EPA Counts Carbon
Well, it’s official – greenhouse gases are now under EPA regulation. There’s been talk for the last year or so, and battles over whether carbon falls under their jurisdiction. At the same time, many states (including my state North Carolina) have enacted legislation to perform the same function on a more local level.
The feds require reporting from any source over 25,000 tons. That’s more than your average small business will create, but small enough to capture a pretty large portion of US emissions.
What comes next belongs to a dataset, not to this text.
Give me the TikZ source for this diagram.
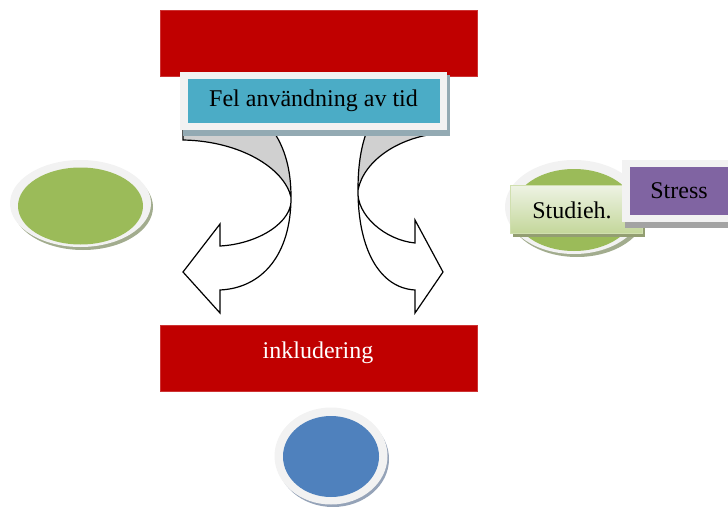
\documentclass[tikz,border=0pt]{standalone}
\usepackage{fontspec}
\setmainfont{Liberation Serif}
\usetikzlibrary{shapes.geometric}
\definecolor{dred}{HTML}{C00000}
\definecolor{teal}{HTML}{4BACC6}
\definecolor{frame}{HTML}{F2F2F2}
\definecolor{lgreen}{HTML}{9BBB59}
\definecolor{mblue}{HTML}{4F81BD}
\definecolor{mpurple}{HTML}{8064A2}
\definecolor{arrgray}{HTML}{D0D0D0}
\definecolor{shblue}{HTML}{93AAB3}
\definecolor{shgreen}{HTML}{A2AC8E}
\definecolor{shgray}{HTML}{A3A3A3}
\definecolor{shcirc}{HTML}{95A3B8}
\definecolor{stlight}{HTML}{EEF3E4}
\definecolor{stdark}{HTML}{C4D79B}
\definecolor{shstud}{HTML}{939E72}
\tikzset{
  redbox/.style={rectangle, fill=dred, draw=dred!80!white, line width=0.6pt, inner sep=0pt},
  framebox/.style={rectangle, draw=frame, line width=7.5pt, inner sep=0pt},
  ovalframe/.style={ellipse, fill=frame, inner sep=0pt},
  ovalin/.style={ellipse, inner sep=0pt},
  arrline/.style={draw=black, line width=1.2pt, line join=miter},
  txt/.style={font=\fontsize{24}{28}\selectfont, text=black}
}
\begin{document}
\begin{tikzpicture}[x=1pt,y=-1pt]
\useasboundingbox (0,0) rectangle (728,506);
\clip (0,0) rectangle (728,506);

% top red box
\node[redbox, minimum width=317pt, minimum height=66pt] (top) at (318.5,43) {};

% arrow coordinates (left)
\coordinate (LA0) at (183,128);
\coordinate (LA1) at (183,140);
\coordinate (LX) at (291,197);
\coordinate (LN1) at (220,246);
\coordinate (LB1) at (220,224);
\coordinate (LT) at (183,272);
\coordinate (LB2) at (220,313);
\coordinate (LN2) at (220,290);
\coordinate (LB0) at (271,128);
% arrow coordinates (right)
\coordinate (RA0) at (443,128);
\coordinate (RA1) at (443,133);
\coordinate (RX) at (358,190);
\coordinate (RN1) at (415,243);
\coordinate (RB1) at (415,220);
\coordinate (RT) at (443,272);
\coordinate (RB2) at (415,313);
\coordinate (RN2) at (415,290);
\coordinate (RB0) at (368,128);

% left curved arrow
\fill[arrgray] (LA0) -- (LA1) .. controls (240,141) and (284,168) .. (LX)
  .. controls (291,172) and (286,148) .. (LB0) -- cycle;
\fill[white] (LX) .. controls (294,222) and (258,244) .. (LN1) -- (LB1) -- (LT) -- (LB2) -- (LN2)
  .. controls (262,288) and (291,255) .. (LX) -- cycle;
\draw[arrline] (LA0) -- (LA1) .. controls (240,141) and (284,168) .. (LX)
  .. controls (294,222) and (258,244) .. (LN1) -- (LB1) -- (LT) -- (LB2) -- (LN2)
  .. controls (262,288) and (291,255) .. (LX) .. controls (291,172) and (286,148) .. (LB0);

% right curved arrow
\fill[arrgray] (RA0) -- (RA1) .. controls (400,136) and (364,160) .. (RX)
  .. controls (358,165) and (361,146) .. (RB0) -- cycle;
\fill[white] (RX) .. controls (356,215) and (385,240) .. (RN1) -- (RB1) -- (RT) -- (RB2) -- (RN2)
  .. controls (380,288) and (358,250) .. (RX) -- cycle;
\draw[arrline] (RA0) -- (RA1) .. controls (400,136) and (364,160) .. (RX)
  .. controls (356,215) and (385,240) .. (RN1) -- (RB1) -- (RT) -- (RB2) -- (RN2)
  .. controls (380,288) and (358,250) .. (RX) .. controls (358,165) and (361,146) .. (RB0);

% blue title box
\fill[shblue] (183,75) rectangle (450,136);
\node[framebox, fill=teal, minimum width=259.5pt, minimum height=51pt, txt] (fel) at (313.5,101) {Fel användning av tid};

% left green oval
\fill[shgreen] (83,207) ellipse [x radius=70pt, y radius=43pt];
\node[ovalframe, minimum width=141pt, minimum height=87pt] (lframe) at (80.5,203.5) {};
\node[ovalin, fill=lgreen, minimum width=125pt, minimum height=77pt] (lgreen) at (80.5,206) {};

% right green oval
\fill[shgreen] (577,211) ellipse [x radius=69pt, y radius=46pt];
\node[ovalframe, minimum width=138pt, minimum height=94pt] (rframe) at (574,207) {};
\node[ovalin, fill=lgreen, minimum width=122pt, minimum height=82pt] (rgreen) at (574,210) {};

% Studieh. box
\fill[shstud] (513,188) rectangle (645,237);
\node[rectangle, inner sep=0pt, top color=stlight, bottom color=stdark, draw=stdark!80!white, line width=1pt,
  minimum width=132pt, minimum height=48pt, txt] (stud) at (576,209) {};
\node[txt] (studt) at (572,210) {Studieh.};

% Stress box
\fill[shgray] (625,165) rectangle (735,228);
\node[framebox, fill=mpurple, minimum width=106pt, minimum height=55pt, txt] (stress) at (679,191) {Stress};

% bottom red box
\node[redbox, minimum width=317pt, minimum height=66pt] (incl) at (318.5,358) {};
\node[txt, text=white] (inclt) at (318,353) {inkludering};

% blue circle
\fill[shcirc] (333,459) ellipse [x radius=56pt, y radius=48pt];
\node[ovalframe, minimum width=113pt, minimum height=97pt] (cframe) at (331,456) {};
\node[ovalin, fill=mblue, minimum width=96pt, minimum height=81pt] (cblue) at (331,456.5) {};
\end{tikzpicture}
\end{document}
During the debate over the EPA’s role in carbon accounting, there was much discussion of just where to set that reporting limit. Set it too low, and you place a large burden on small business owners, not to mention create a bureaucratic nightmare for EPA employees who have to collect and verify data, enforce compliance, etc. for a large number of entities. Set it too high, and you only track a small amount of the total US emissions.
I spotted the following graph during that debate, and added it to my junk-charts file (yes, I keep a file).
Along the X-axis, it shows the threshold for reporting, from 1,000 tons to 100,000 tons. Green bars show the number of facilities under that threshold who would be required to submit reports. You’ll notice that increasing the threshold from 1,000 to 10,000 drops the number of reporting facilitiies by two thirds, going to 100,000 decreases the number of reporters 90%.
So far so good. But now look at the pink line, showing the percentage of emissions that will be accounted for in the plan. It looks like there is a steep drop in coverage as you go from 1,000 tons to 100,000 tons. In fact, it LOOKS like a reduction of about 60 percent. But if you check the scale on the right hand side, you’ll see that the actual shift is just 3.6 percentage points, a proportional difference of 6.5 percent. 60… 6.5… what’s the difference?
I suspect this is not a benign oversight, but an attempt to convince the audience to set a lower threshold and increase the number of reporting facilities. When you change the categorical threshold axis to a continuous scale, and adjust the coverage axis to show the entire range, you get a rather different picture.
But, alas, that’s not as dramatic. Perhaps a threshold of 25,000 strikes the right balance, but I’d like to see data extending past 100,000 tons. At what point do you get a significant drop in the coverage line? And on the other side, how low must you set the threshold to capture 80 or 90 percent of the emissions?